Work to do: Give again, exactly as written, the lines of the records below from the line with "What D3.js code" to the line with "const channelY = [-8.3, 0];". Both end lines count; pictures do not.

Information shown:
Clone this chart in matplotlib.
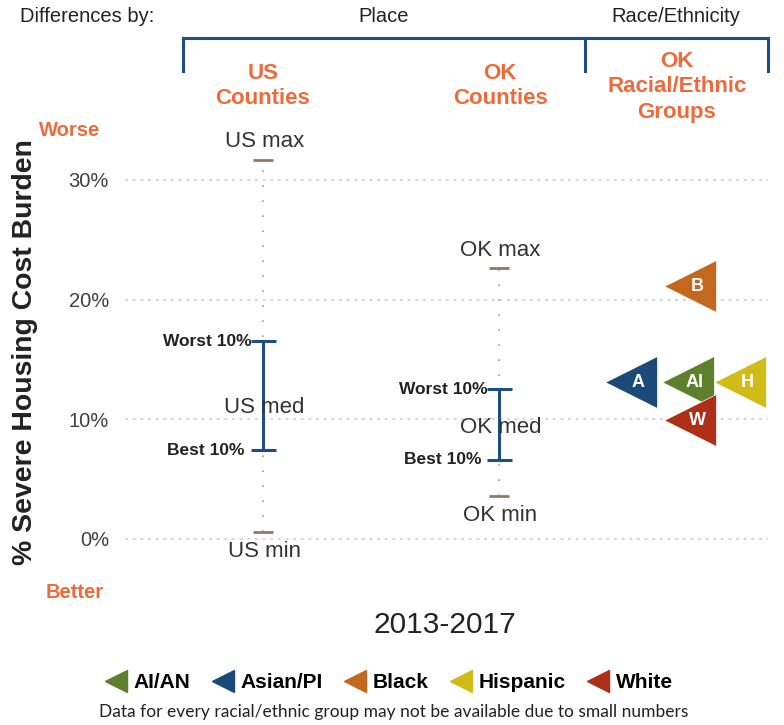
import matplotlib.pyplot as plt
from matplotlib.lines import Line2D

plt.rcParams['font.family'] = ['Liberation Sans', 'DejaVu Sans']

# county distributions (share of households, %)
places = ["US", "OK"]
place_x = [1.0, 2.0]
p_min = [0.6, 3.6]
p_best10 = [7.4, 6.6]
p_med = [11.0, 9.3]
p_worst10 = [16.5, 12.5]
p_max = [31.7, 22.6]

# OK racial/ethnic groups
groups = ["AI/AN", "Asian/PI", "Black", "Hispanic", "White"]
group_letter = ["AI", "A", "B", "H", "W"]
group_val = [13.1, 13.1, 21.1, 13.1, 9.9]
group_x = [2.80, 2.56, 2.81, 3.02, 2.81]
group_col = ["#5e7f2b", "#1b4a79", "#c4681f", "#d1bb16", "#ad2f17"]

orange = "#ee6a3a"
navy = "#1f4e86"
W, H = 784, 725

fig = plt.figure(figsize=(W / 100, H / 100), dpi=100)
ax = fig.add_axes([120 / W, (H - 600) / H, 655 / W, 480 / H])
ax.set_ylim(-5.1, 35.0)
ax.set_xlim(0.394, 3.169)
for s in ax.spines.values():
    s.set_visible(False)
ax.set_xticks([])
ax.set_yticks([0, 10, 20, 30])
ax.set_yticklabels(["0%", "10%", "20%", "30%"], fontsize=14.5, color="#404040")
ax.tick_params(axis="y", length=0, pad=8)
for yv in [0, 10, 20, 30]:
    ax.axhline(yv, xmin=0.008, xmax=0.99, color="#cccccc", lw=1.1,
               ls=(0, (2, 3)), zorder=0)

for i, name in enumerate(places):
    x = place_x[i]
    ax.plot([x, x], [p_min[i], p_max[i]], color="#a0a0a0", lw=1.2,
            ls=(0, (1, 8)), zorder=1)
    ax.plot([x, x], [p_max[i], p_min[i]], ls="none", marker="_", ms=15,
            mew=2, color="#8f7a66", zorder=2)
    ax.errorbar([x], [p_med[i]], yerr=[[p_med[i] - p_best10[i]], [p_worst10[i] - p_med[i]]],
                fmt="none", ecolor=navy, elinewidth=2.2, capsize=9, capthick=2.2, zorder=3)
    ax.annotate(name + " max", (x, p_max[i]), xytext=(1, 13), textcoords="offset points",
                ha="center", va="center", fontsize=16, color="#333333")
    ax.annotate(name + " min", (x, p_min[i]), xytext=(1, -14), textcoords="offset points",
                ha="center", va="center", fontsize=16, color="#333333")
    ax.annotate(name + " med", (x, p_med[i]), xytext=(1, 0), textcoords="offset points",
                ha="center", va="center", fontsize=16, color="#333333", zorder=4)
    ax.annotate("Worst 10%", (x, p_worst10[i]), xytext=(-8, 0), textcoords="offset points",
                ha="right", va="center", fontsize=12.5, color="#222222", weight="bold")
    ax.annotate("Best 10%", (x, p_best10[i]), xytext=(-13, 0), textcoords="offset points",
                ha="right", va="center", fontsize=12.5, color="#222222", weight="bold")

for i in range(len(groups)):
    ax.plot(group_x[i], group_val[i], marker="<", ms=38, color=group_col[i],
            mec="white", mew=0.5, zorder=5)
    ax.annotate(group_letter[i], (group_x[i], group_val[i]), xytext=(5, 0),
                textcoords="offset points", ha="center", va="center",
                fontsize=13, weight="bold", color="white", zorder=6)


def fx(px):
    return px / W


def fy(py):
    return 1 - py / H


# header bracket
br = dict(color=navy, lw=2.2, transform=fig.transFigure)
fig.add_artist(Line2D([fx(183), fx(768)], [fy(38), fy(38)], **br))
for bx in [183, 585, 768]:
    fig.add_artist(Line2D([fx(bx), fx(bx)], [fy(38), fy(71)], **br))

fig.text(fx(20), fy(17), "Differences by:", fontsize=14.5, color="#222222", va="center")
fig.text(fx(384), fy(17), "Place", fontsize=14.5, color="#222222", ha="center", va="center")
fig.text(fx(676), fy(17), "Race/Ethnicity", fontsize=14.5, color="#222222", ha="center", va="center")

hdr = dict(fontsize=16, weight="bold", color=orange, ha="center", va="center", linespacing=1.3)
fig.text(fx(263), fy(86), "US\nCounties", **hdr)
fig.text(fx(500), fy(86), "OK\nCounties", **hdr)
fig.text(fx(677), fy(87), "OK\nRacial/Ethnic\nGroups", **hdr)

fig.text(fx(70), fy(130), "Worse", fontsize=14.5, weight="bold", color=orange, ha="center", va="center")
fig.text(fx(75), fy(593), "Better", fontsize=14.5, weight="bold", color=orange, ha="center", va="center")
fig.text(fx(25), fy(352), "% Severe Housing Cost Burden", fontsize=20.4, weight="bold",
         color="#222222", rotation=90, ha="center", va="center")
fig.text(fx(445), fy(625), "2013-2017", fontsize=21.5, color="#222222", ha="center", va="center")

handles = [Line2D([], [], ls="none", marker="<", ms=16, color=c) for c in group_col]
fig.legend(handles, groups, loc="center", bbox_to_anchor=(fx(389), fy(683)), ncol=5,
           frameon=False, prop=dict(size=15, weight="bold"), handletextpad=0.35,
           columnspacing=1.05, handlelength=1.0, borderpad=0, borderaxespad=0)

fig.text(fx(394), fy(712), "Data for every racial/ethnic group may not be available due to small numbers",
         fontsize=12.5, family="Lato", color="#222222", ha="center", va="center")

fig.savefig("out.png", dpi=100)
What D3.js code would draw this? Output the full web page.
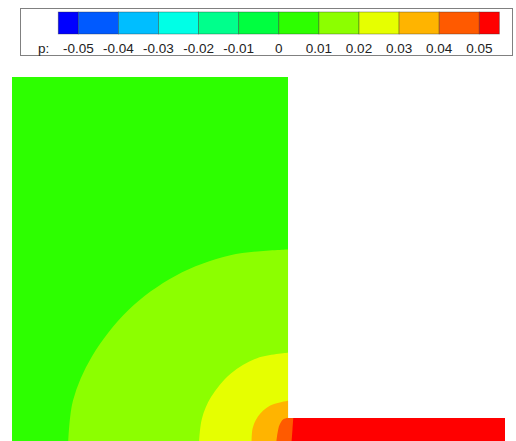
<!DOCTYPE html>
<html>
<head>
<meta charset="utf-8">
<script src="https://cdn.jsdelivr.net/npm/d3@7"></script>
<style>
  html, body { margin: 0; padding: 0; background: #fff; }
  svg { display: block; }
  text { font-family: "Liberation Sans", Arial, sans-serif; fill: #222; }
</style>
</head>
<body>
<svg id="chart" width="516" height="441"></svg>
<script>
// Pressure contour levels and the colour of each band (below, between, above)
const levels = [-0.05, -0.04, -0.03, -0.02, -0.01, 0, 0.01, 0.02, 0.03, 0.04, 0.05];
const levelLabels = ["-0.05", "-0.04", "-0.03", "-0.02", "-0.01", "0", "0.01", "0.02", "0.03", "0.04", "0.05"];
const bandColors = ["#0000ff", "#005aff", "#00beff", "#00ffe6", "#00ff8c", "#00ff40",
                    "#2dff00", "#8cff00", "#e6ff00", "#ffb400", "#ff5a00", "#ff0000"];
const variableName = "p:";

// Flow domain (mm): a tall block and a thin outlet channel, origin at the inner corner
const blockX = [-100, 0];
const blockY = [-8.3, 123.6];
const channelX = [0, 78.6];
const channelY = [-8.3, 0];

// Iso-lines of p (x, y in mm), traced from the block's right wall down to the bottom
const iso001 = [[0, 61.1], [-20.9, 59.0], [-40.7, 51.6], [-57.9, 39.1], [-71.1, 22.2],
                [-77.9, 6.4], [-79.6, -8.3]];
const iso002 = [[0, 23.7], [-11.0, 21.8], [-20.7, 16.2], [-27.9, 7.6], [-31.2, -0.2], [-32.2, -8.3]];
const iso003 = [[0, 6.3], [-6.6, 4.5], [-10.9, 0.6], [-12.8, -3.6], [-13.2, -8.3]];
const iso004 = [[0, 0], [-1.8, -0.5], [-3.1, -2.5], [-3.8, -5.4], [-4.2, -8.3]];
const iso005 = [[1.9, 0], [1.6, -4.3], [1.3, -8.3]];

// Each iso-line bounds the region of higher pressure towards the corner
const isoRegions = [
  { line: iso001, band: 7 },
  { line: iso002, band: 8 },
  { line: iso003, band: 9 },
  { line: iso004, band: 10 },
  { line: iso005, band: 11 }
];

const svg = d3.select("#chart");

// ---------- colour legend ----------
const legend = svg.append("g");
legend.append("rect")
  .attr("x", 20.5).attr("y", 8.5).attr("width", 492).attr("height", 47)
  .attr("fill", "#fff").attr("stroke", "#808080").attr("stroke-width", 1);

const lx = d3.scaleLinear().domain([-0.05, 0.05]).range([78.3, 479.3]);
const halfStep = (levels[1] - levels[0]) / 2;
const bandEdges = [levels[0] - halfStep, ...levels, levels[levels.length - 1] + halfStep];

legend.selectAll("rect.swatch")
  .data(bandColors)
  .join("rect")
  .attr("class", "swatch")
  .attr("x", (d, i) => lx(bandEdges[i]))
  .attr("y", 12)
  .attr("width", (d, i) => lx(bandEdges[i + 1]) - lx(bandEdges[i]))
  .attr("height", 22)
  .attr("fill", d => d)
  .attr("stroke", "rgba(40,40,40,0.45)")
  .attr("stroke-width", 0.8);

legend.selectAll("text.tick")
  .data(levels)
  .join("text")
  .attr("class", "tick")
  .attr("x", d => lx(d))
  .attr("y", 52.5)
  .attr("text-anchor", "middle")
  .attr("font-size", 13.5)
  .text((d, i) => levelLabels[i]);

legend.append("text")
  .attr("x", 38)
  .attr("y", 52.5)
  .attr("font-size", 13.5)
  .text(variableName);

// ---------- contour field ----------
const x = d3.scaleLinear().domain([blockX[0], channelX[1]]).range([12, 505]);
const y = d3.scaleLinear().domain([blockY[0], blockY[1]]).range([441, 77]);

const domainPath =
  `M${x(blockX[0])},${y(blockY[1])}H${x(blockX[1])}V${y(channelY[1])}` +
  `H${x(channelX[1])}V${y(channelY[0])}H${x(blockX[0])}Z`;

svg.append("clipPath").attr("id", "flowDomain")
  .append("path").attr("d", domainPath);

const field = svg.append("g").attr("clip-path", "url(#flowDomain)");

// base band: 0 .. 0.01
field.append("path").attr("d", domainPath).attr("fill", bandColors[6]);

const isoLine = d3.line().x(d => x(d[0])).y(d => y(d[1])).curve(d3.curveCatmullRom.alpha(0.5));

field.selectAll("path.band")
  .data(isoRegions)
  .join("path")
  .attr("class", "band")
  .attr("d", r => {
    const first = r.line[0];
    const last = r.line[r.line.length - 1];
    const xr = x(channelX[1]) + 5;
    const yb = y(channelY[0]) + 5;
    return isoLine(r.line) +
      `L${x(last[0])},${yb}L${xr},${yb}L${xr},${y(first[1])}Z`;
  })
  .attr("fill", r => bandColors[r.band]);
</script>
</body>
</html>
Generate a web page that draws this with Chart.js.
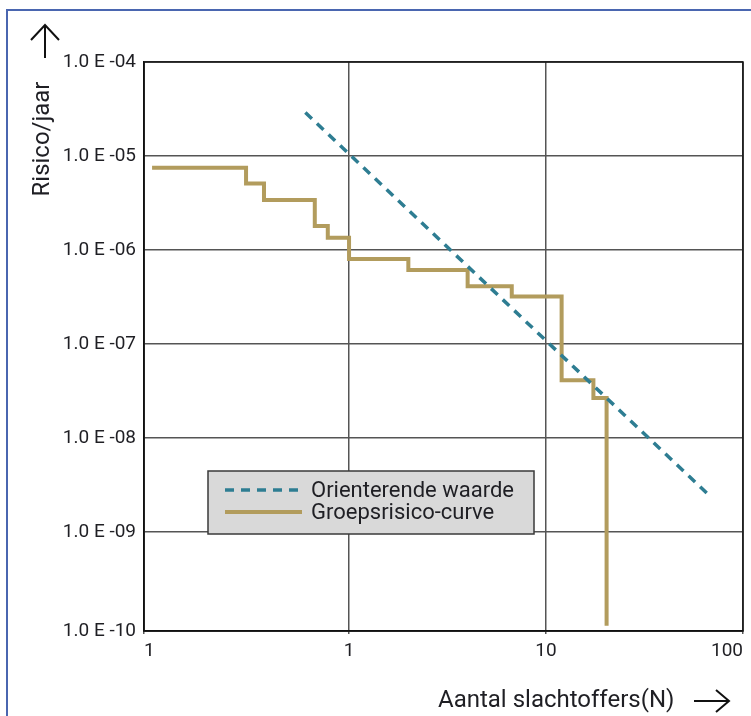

Problem solution:
What D3.js code would draw this? Output the full web page.
<!DOCTYPE html>
<html>
<head>
<meta charset="utf-8">
<script src="https://cdn.jsdelivr.net/npm/d3@7"></script>
<style>
  html, body { margin: 0; padding: 0; background: #fff; }
  svg { display: block; }
  text { font-family: "Liberation Sans", Arial, sans-serif; fill: #222; }
</style>
</head>
<body>
<svg id="chart" width="516" height="441"></svg>
<script>
// Pressure contour levels and the colour of each band (below, between, above)
const levels = [-0.05, -0.04, -0.03, -0.02, -0.01, 0, 0.01, 0.02, 0.03, 0.04, 0.05];
const levelLabels = ["-0.05", "-0.04", "-0.03", "-0.02", "-0.01", "0", "0.01", "0.02", "0.03", "0.04", "0.05"];
const bandColors = ["#0000ff", "#005aff", "#00beff", "#00ffe6", "#00ff8c", "#00ff40",
                    "#2dff00", "#8cff00", "#e6ff00", "#ffb400", "#ff5a00", "#ff0000"];
const variableName = "p:";

// Flow domain (mm): a tall block and a thin outlet channel, origin at the inner corner
const blockX = [-100, 0];
const blockY = [-8.3, 123.6];
const channelX = [0, 78.6];
const channelY = [-8.3, 0];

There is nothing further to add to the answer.